■ **Instruction**:
Produce nothing but an exact copy of the lines from the one containing "Output the Python" through the one containing "plt.rcParams['font.family'] = ['Open", and do not carry over pictures.

■ **Supplied records**:
- - - - -
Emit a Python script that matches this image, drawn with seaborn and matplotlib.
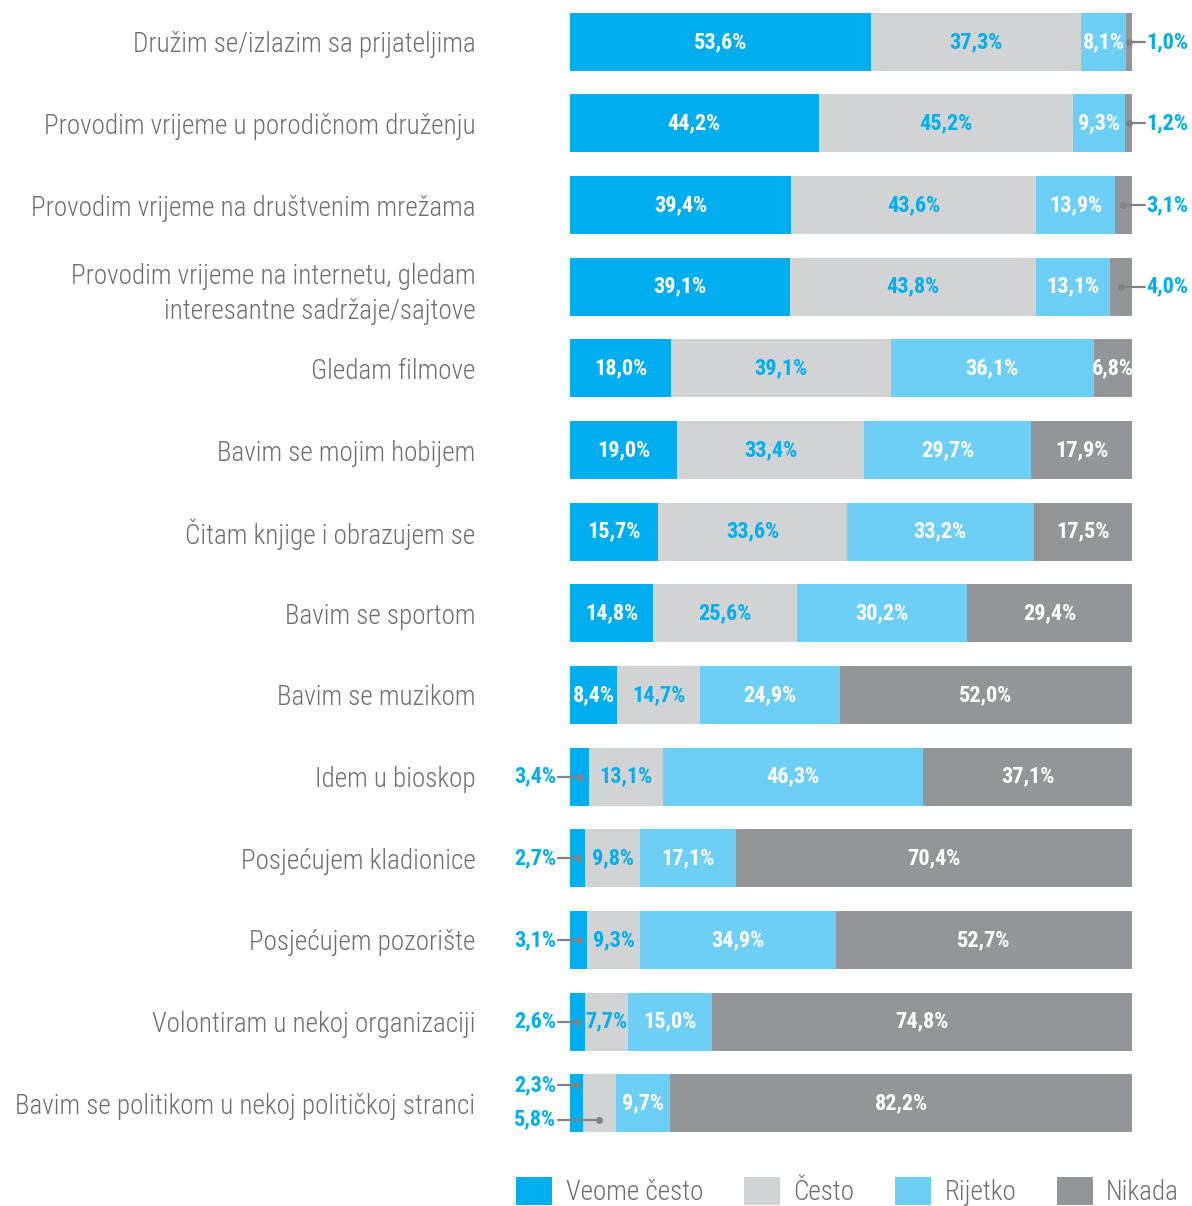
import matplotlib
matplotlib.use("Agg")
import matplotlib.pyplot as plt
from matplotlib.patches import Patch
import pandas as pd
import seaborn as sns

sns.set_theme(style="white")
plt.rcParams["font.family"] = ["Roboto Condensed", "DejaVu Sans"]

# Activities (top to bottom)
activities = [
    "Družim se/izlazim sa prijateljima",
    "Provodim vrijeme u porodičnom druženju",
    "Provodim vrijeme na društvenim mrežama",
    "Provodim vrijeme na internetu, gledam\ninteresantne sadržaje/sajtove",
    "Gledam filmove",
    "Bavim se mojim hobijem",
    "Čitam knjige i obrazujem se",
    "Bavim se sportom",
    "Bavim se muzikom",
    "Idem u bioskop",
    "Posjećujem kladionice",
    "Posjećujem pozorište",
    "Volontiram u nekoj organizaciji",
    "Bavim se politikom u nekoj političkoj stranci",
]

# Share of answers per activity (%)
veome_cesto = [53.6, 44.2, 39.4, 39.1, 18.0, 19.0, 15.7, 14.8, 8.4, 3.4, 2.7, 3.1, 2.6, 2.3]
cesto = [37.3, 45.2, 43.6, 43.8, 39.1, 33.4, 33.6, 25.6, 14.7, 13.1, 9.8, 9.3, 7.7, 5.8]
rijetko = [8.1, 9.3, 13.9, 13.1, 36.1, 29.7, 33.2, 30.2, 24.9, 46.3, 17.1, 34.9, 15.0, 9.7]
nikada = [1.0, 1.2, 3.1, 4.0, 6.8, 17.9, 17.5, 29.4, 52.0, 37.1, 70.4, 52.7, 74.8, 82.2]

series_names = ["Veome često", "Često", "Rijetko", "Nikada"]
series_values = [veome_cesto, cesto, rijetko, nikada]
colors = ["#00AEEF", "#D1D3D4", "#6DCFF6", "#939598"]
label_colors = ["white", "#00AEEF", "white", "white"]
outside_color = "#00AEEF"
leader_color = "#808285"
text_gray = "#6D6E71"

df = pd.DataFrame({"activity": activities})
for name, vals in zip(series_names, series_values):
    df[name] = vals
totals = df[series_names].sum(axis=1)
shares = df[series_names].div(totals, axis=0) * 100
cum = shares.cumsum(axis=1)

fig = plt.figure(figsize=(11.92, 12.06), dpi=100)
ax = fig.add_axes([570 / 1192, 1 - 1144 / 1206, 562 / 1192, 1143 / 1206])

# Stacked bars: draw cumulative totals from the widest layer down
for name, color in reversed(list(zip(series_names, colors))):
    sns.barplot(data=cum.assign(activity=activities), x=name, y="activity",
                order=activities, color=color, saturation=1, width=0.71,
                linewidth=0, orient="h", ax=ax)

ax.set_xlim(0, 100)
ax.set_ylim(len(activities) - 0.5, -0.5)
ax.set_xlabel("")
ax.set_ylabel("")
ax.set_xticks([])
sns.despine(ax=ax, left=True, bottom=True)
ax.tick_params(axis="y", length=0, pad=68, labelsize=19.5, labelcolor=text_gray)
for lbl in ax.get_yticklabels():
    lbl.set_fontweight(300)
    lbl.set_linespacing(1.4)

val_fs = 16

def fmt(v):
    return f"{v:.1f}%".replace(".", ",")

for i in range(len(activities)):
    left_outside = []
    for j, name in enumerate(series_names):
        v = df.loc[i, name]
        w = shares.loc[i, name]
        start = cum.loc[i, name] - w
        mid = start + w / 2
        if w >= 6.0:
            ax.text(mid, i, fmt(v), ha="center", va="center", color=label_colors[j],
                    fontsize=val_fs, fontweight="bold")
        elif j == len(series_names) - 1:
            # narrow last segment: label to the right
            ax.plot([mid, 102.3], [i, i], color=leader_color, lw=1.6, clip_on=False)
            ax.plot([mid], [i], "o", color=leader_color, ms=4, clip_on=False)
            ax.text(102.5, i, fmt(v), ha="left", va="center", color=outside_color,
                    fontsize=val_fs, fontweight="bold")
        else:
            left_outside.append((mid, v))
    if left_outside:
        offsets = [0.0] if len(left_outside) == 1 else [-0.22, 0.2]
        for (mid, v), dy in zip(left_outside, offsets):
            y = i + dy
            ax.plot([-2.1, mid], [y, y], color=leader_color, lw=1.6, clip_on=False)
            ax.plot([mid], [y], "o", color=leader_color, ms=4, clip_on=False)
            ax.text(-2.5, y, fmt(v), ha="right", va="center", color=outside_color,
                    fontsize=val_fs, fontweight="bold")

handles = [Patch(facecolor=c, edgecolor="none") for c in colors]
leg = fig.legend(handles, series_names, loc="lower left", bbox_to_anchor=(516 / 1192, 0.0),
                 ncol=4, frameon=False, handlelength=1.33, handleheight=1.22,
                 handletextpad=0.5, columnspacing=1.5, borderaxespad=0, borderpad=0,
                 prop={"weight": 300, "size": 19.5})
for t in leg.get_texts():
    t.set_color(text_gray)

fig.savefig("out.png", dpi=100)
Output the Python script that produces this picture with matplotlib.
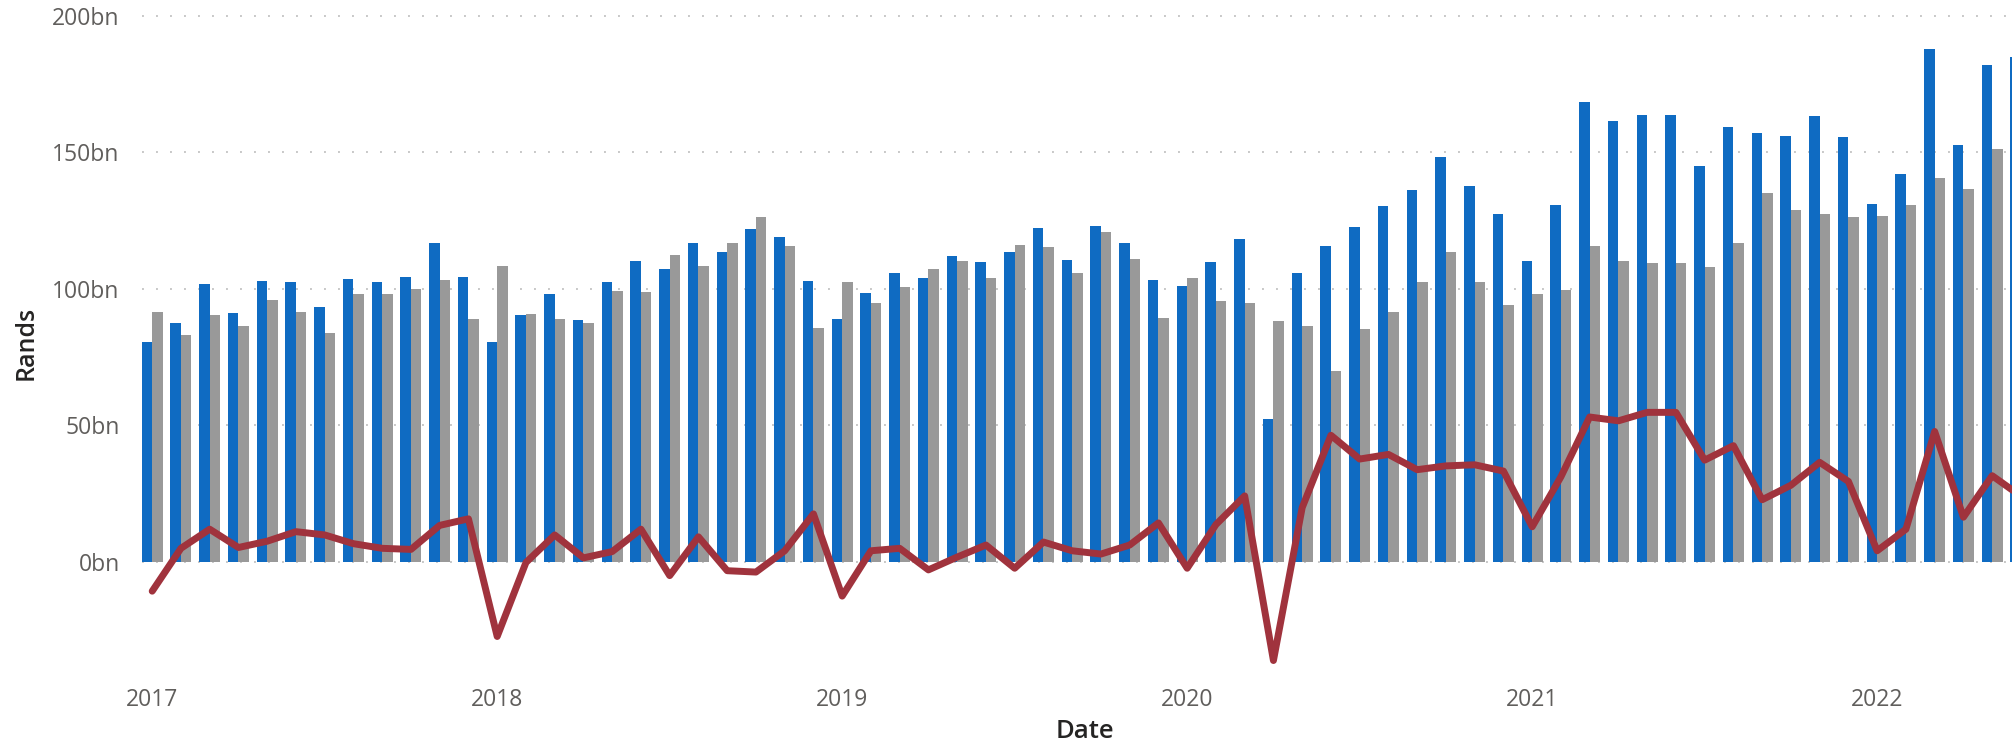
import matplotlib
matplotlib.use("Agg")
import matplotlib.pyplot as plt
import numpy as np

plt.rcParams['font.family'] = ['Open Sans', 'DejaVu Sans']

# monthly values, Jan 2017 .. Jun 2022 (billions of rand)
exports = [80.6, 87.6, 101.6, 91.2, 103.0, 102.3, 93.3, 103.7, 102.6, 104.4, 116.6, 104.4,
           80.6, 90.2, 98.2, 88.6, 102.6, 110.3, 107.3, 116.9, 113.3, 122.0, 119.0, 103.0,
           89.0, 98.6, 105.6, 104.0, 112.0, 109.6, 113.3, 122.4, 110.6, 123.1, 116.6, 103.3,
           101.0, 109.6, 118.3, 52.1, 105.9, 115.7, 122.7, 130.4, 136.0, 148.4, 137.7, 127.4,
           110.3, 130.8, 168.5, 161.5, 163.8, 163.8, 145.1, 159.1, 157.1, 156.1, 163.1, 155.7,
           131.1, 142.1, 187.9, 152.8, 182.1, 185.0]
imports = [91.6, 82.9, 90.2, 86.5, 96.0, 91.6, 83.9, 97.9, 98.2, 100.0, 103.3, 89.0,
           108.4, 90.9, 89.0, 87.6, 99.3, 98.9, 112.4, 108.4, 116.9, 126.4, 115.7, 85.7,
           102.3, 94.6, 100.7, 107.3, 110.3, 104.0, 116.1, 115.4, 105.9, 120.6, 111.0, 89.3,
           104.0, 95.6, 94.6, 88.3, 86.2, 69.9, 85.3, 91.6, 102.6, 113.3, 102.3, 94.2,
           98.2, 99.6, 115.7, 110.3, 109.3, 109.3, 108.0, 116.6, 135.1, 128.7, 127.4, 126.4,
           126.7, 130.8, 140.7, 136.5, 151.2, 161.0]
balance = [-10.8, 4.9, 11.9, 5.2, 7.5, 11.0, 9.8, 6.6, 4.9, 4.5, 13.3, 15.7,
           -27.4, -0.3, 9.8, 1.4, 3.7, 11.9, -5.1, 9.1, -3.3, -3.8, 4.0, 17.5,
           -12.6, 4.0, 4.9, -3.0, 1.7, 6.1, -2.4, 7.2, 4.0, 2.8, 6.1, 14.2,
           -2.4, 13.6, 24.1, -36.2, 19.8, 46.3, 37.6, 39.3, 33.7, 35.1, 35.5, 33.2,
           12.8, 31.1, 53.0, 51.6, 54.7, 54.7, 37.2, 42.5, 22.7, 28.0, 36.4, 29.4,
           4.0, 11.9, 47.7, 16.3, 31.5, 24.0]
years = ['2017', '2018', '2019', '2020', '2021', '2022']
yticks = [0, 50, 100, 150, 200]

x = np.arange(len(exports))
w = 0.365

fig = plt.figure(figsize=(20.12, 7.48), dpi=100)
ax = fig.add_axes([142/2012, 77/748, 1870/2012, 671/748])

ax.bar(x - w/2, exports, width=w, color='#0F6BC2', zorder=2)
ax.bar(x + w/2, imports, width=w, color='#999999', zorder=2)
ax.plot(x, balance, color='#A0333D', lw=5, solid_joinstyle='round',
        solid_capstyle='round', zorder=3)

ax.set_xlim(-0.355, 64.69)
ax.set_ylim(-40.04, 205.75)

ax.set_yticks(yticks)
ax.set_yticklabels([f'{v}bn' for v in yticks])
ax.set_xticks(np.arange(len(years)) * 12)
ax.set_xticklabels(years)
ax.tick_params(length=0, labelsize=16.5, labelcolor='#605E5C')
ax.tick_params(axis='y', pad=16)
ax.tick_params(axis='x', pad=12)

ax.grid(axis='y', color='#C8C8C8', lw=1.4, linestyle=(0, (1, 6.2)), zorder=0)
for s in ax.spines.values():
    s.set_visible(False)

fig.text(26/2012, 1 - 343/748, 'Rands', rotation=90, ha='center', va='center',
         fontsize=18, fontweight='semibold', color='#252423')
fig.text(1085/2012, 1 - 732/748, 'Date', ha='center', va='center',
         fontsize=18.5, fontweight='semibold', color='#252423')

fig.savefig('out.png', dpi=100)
- - - - -
■ **Expected answer**:
Output the Python script that produces this picture with matplotlib.
import matplotlib
matplotlib.use("Agg")
import matplotlib.pyplot as plt
import numpy as np

plt.rcParams['font.family'] = ['Open Sans', 'DejaVu Sans']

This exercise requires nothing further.